The Hon’ble Sessions Court observed that the petitioner has not denied that the foreign share holding of respondent already stood declared in earlier return by way of a note and there is no loss of revenue upon such investment by the respondent. Merely because such declaration was again not incorporated in the subsequent return will not attribute culpable mens rea upon respondent and more so, when such declaration was again made albeit upon notice petitioner and the assessing Officer has accepted the explanation. The Department failed to explain why sanction order was granted at a premature stage without considering the return u/s 153A of Income Tax Act.

The Hon’ble Sessions Court observed that the legal position relating to assessment under section 153A of the Act has been examined in great detail by the Hon’ble Delhi High Court and it was held that after notice under Section153A (1) issued to the person searched requiring him to file returns, assessments and reassessments pending on the date of the search shall abate and must be calculated afresh on the basis of revised return.

The Hon’ble Sessions Court further observed that Hon’ble Apex Court has held that the word „concealment inherently carried with it the element of mens rea. Therefore, the mere fact that some figure or some particulars have been disclosed by itself, even if takes out the case from the purview of non-disclosure, cannot by itself take out the case from the purview of furnishing inaccurate particulars. Mere omission from the return of an item of receipt does neither amount to concealment nor deliberate furnishing of inaccurate particulars of income unless and until there is some evidence to show or some circumstances found from which it can be gathered that the omission was attributable to an intention or desire on the part of the assessee to hide or conceal the income so as to avoid the imposition of tax thereon.

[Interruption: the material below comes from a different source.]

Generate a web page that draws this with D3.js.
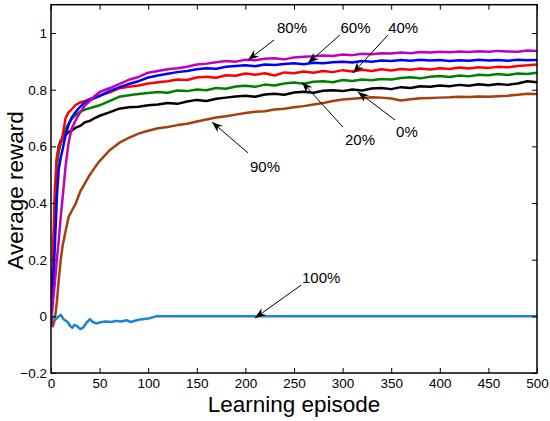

Applying the principle of law as laid down by Apex Court and by Hon’ble High Court to the facts of present case, the Hon’ble Sessions Court opined that the continuation of prosecution of respondent even though the stated foreign asset already stood declared in ITR of earlier year and the revised ITR has been accepted by the petitioner department and there is no loss of revenue is not warranted as the evidence led by the petitioner was not sufficient to warrant conviction of the respondent even if the said witness remained unrebutted

As a result, the Revision Petition filed by the Department was dismissed for being bereft of any merits.